D’après les catégories et les ordres de succession, la fille n’est pas considérée comme un enfant légitime. Autrement dit, le lien de filiation avec son père ne lui est pas reconnu. Elle vient en 5ème position dans la catégorie des successeurs légitimes et en 2ème position dans la catégorie des successeurs irréguliers. Certaines expressions qui sont restés dans le langage courant le confirment : « Umukobwa ni akarago k’abaraye » – la fille c’est comme une natte qu’on met sur le lit des visiteurs, « Umukobwa s’umwana ni igikingi c’irembo gisiduka ntibacane » – La fille n’est pas un enfant ; elle n’est qu’un pilier de l’entrée de l’enclos traditionnelle.

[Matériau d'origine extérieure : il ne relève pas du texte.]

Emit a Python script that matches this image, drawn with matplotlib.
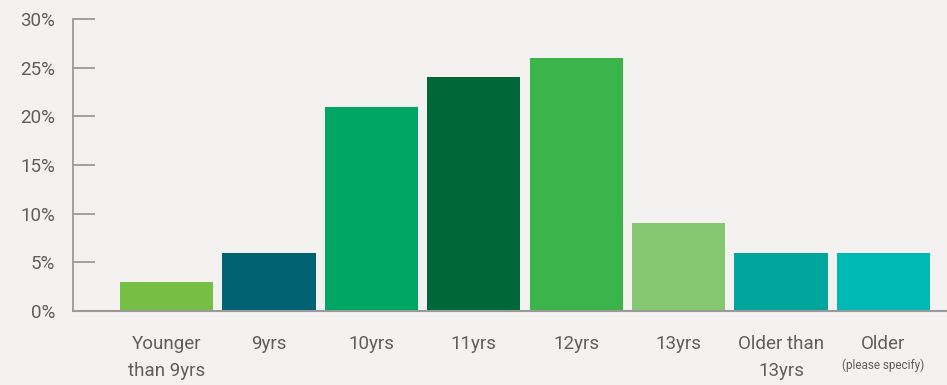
import matplotlib.pyplot as plt

categories = ["Younger\nthan 9yrs", "9yrs", "10yrs", "11yrs", "12yrs", "13yrs",
              "Older than\n13yrs", "Older"]
values = [3, 6, 21, 24, 26, 9, 6, 6]
colors = ["#76bf44", "#006272", "#00a664", "#006838", "#3bb54a", "#86c772",
          "#00a59d", "#00b8b4"]
yticks = [0, 5, 10, 15, 20, 25, 30]

plt.rcParams['font.family'] = ['Roboto', 'DejaVu Sans']

bg = "#f3f2f0"
txt = "#5e5e5e"
fig = plt.figure(figsize=(9.47, 3.85), dpi=100, facecolor=bg)
ax = fig.add_axes([73 / 947, (385 - 311) / 385, (947 - 73) / 947, (311 - 19) / 385])
ax.set_facecolor(bg)

x = range(len(values))
ax.bar(x, values, width=0.91, color=colors, zorder=2)

ax.set_xlim(-0.913, 7.62)
ax.set_ylim(0, 30)
ax.set_yticks(yticks)
ax.set_yticklabels([f"{v}%" for v in yticks], fontsize=13.5, color=txt)
ax.set_xticks(list(x))
ax.set_xticklabels(categories, fontsize=13.5, color=txt, linespacing=1.7, va="top")
ax.tick_params(axis="y", direction="in", length=16, width=1.3, color="#9a9a9a", pad=13)
ax.tick_params(axis="x", length=0, pad=17)
for s in ["top", "right"]:
    ax.spines[s].set_visible(False)
ax.spines["left"].set_color("#9a9a9a")
ax.spines["left"].set_linewidth(1.3)
ax.spines["bottom"].set_color("#9a9a9a")
ax.spines["bottom"].set_linewidth(1.5)
ax.spines["bottom"].set_zorder(3)

ax.text(7, -5.55, "(please specify)", fontsize=8.5, color=txt, ha="center", va="center")

fig.savefig("out.png", dpi=100, facecolor=bg)
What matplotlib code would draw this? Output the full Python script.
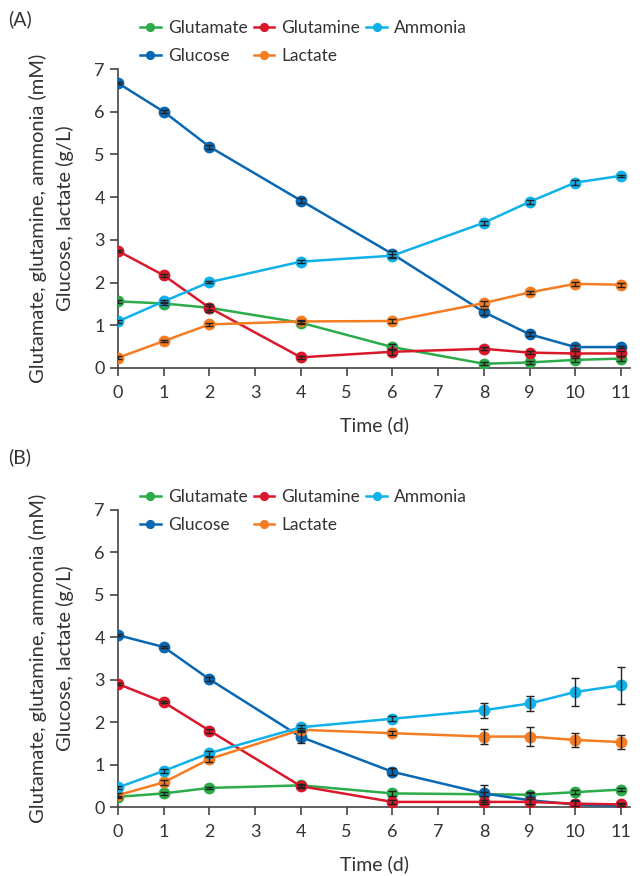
import matplotlib.pyplot as plt
import numpy as np

plt.rcParams['font.family'] = ['Lato', 'DejaVu Sans']

days = [0, 1, 2, 4, 6, 8, 9, 10, 11]
names = ['Glutamate', 'Glucose', 'Glutamine', 'Lactate', 'Ammonia']
colors = {'Glutamate': '#2bab4a', 'Glutamine': '#d9192b', 'Ammonia': '#10b1e9',
          'Glucose': '#0a68b3', 'Lactate': '#f47c22'}

# panel A
a_glutamate = [1.56, 1.51, 1.41, 1.06, 0.49, 0.10, 0.13, 0.19, 0.22]
a_glucose = [6.67, 6.00, 5.18, 3.92, 2.67, 1.31, 0.79, 0.49, 0.49]
a_glutamine = [2.74, 2.17, 1.41, 0.25, 0.38, 0.45, 0.36, 0.34, 0.34]
a_lactate = [0.24, 0.63, 1.02, 1.09, 1.10, 1.52, 1.77, 1.97, 1.95]
a_ammonia = [1.09, 1.56, 2.01, 2.49, 2.63, 3.40, 3.89, 4.34, 4.50]
a_glutamate_err = [0.03, 0.03, 0.05, 0.04, 0.08, 0.04, 0.03, 0.05, 0.06]
a_glucose_err = [0.03, 0.03, 0.05, 0.05, 0.07, 0.06, 0.05, 0.04, 0.03]
a_glutamine_err = [0.03, 0.03, 0.10, 0.03, 0.07, 0.04, 0.04, 0.05, 0.05]
a_lactate_err = [0.03, 0.03, 0.04, 0.04, 0.05, 0.06, 0.04, 0.05, 0.05]
a_ammonia_err = [0.03, 0.03, 0.03, 0.04, 0.05, 0.05, 0.05, 0.05, 0.03]

# panel B
b_glutamate = [0.24, 0.32, 0.45, 0.51, 0.32, 0.30, 0.29, 0.35, 0.41]
b_glucose = [4.05, 3.77, 3.01, 1.65, 0.83, 0.32, 0.16, 0.06, 0.02]
b_glutamine = [2.90, 2.47, 1.80, 0.49, 0.12, 0.12, 0.12, 0.08, 0.06]
b_lactate = [0.28, 0.58, 1.13, 1.82, 1.74, 1.66, 1.66, 1.58, 1.53]
b_ammonia = [0.46, 0.85, 1.27, 1.88, 2.08, 2.28, 2.44, 2.71, 2.87]
b_glutamate_err = [0.03, 0.03, 0.03, 0.03, 0.05, 0.05, 0.05, 0.04, 0.04]
b_glucose_err = [0.03, 0.03, 0.05, 0.15, 0.08, 0.20, 0.20, 0.10, 0.05]
b_glutamine_err = [0.03, 0.03, 0.05, 0.04, 0.05, 0.05, 0.06, 0.06, 0.04]
b_lactate_err = [0.05, 0.05, 0.06, 0.05, 0.05, 0.17, 0.22, 0.16, 0.17]
b_ammonia_err = [0.03, 0.05, 0.06, 0.06, 0.06, 0.18, 0.17, 0.34, 0.44]

panels = [
    ('(A)', [a_glutamate, a_glucose, a_glutamine, a_lactate, a_ammonia],
     [a_glutamate_err, a_glucose_err, a_glutamine_err, a_lactate_err, a_ammonia_err]),
    ('(B)', [b_glutamate, b_glucose, b_glutamine, b_lactate, b_ammonia],
     [b_glutamate_err, b_glucose_err, b_glutamine_err, b_lactate_err, b_ammonia_err]),
]

fig = plt.figure(figsize=(6.43, 8.76), dpi=100)
W, H = 643, 876
# (left px, top px of y=7, bottom px of y=0, tag y px, legend centre y px)
boxes = [(118, 69, 368, 19, 42), (118, 510, 807, 457, 511)]
xmax = 11.2
ylabel_lines = ['Glutamate, glutamine, ammonia (mM)', 'Glucose, lactate (g/L)']
ylabel_x = [38, 65]
text_col = '#333333'

for (tag, series, errs), (left, top, bottom, tag_y, leg_y) in zip(panels, boxes):
    width = 503 * xmax / 11
    ax = fig.add_axes([left / W, 1 - bottom / H, width / W, (bottom - top) / H])
    handles = []
    for name, vals, err in zip(names, series, errs):
        c = colors[name]
        ax.errorbar(days, vals, yerr=err, fmt='none', ecolor='#222222',
                    elinewidth=1, capsize=3, capthick=1, zorder=4)
        h, = ax.plot(days, vals, color=c, lw=1.8, marker='o', ms=7.5,
                     mec=c, mfc=c, zorder=3, label=name)
        handles.append(h)
    ax.set_xlim(0, xmax)
    ax.set_ylim(0, 7)
    ax.set_xticks(range(12))
    ax.set_yticks(range(8))
    for s in ['top', 'right']:
        ax.spines[s].set_visible(False)
    for s in ['left', 'bottom']:
        ax.spines[s].set_color('#444444')
        ax.spines[s].set_linewidth(1.2)
    ax.spines['left'].set_bounds(0, 7)
    ax.tick_params(labelsize=13, colors='#444444', labelcolor=text_col,
                   length=6, width=1.2)
    ax.tick_params(axis='x', pad=6)
    ax.set_xlabel('Time (d)', fontsize=14, color=text_col, labelpad=11)
    # two-line y label placed line by line
    yc = 1 - (top + bottom) / 2 / H
    for txt, xp in zip(ylabel_lines, ylabel_x):
        fig.text(xp / W, yc, txt, rotation=90, fontsize=14.5, color=text_col,
                 ha='center', va='center')
    fig.text(8 / W, 1 - tag_y / H, tag, fontsize=14, color=text_col,
             va='center', ha='left')
    ax.legend(handles=handles, ncol=3, loc='center left',
              bbox_to_anchor=(140 / W, 1 - leg_y / H),
              bbox_transform=fig.transFigure, frameon=False, fontsize=12.5,
              handlelength=1.2, handletextpad=0.4, columnspacing=0.35,
              labelspacing=0.65, labelcolor=text_col, markerscale=0.75,
              borderpad=0, borderaxespad=0)

fig.savefig('out.png', dpi=100)
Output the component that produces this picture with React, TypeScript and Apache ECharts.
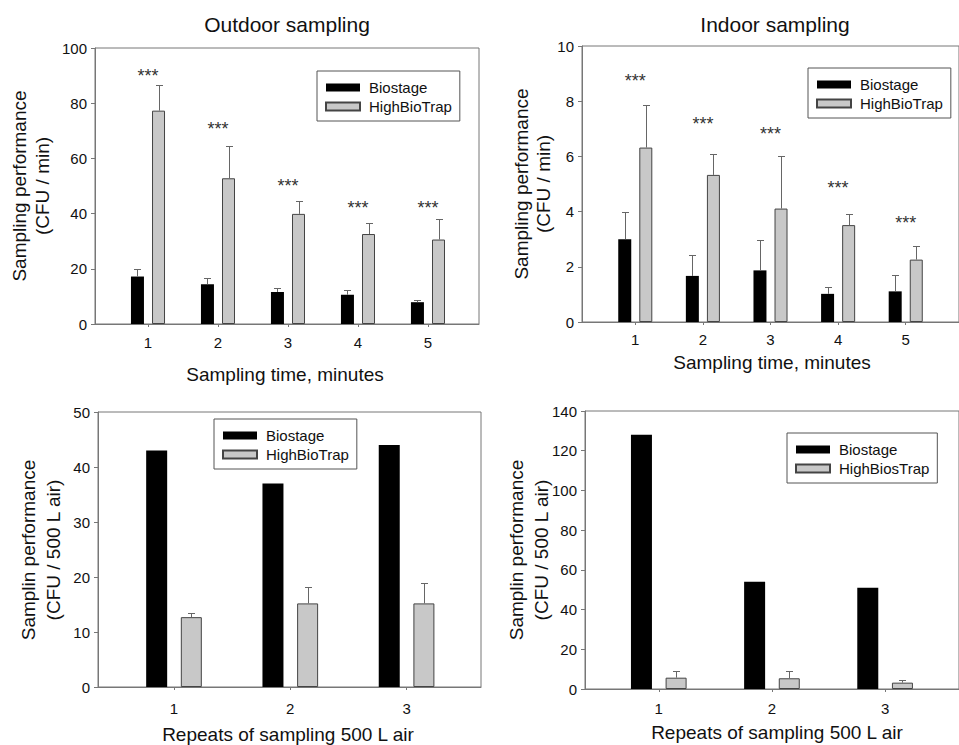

Si ce pilier tombe par terre, il est même strictement défendu de le prendre pour le bois de chauffage.

Ainsi, la famille n’ayant mis au monde que des filles uniquement laissaient leur patrimoine à des parentés mâles. C’est n’est qu’en 1960 que le Tribunal du Mwami a décidé de donner droit aux filles de succéder à leur père en l’absence de garçon sans devoir recourir aux oncles paternels.

      2. Les filles qui ne se sont jamais mariées

 Pour les filles célibataires restées chez leurs parents, au Burundi ancien la coutume leur reconnaissait une portion de terre qu’elle exploitait pour assurer leur subsistance. Il leur était strictement interdit de mettre au monde. Si cela leur arrivait, leur enfant garçon ne pouvait pas prétendre à cette terre. Il était soit reconnu par son père ou alors il bénéficiait d’une part sur la propriété de son grand père. Même si le droit a évolué, cette perception est restée. Dans plusieurs localités du Burundi profond, elle exploite la terre en usufruit.

      3. Les femmes divorcées qui retournent dans la famille

 Pour les femmes mariées qui retournent vivre chez leurs parents (appelées ibisubiramuhira par la société qui les méprisait), elles étaient considérées comme les femmes célibataires mais la coutume est plus sévère pour les premières.
Elles étaient malmenées surtout par leurs belles- sœurs, mais une petite portion pour leur subsistance leur était garantie. Avec l’évolution du droit, elles peuvent hériter en usufruit de la propriété familiale lignagère ou acquise à titre onéreux ou par donation mais la part qui leur revient est généralement inférieure à celle d’autres héritiers mâles.

       4.  Les veuves (abapfakazi)

 La situation de la veuve variait selon qu’elle a eu des enfants ou pas et tout dépendait du bon vouloir de la belle famille. Quand elle n’avait pas d’enfants, elle était généralement chassée ou alors on lui proposer comme mari, un des frères de son défunt époux.

Au fait, le conflit naît souvent du refus de la veuve d’être entretenue en concubinage par son beau frère ou le beau père, respectivement par la pratique dit « gucura » et « gutera intobo ».

Dans la famille d’origine, elle bénéficiait un lopin de terre sur la propriété de son père pour assurer sa survie et celle de ses enfants, si elle en avait la garde. Plusieurs sources convergent sur le fait que les femmes mariées bénéficiaient généralement d’un fonds de terre en usufruit qu’on appelait  Igiseke  (Panier).  Jusqu’aujourd’hui quand les frères le leur refusent, elles saisissent les tribunaux. La détermination de la parcelle matérialisant ce droit est l’une des entraves majeures à la jouissance de ces droits. Encore que certaines en réclame la propriété et non l’usufruit. Actuellement, si elle était mariée légalement, la propriété de son mari lui revient de plein droit. N’empêche quelle soit malmenée malgré la décision du tribunal

En somme, on retient que le mode coutumier sur les successions exclue quasiment la femme burundaise de la succession en générale et de l’accès à la terre en particulier. Les quelques cas de testament et de donations restaient largement insignifiants. L’évolution du droit est irréversible mais plusieurs efforts sont encore nécessaires pour combler ce vide juridique.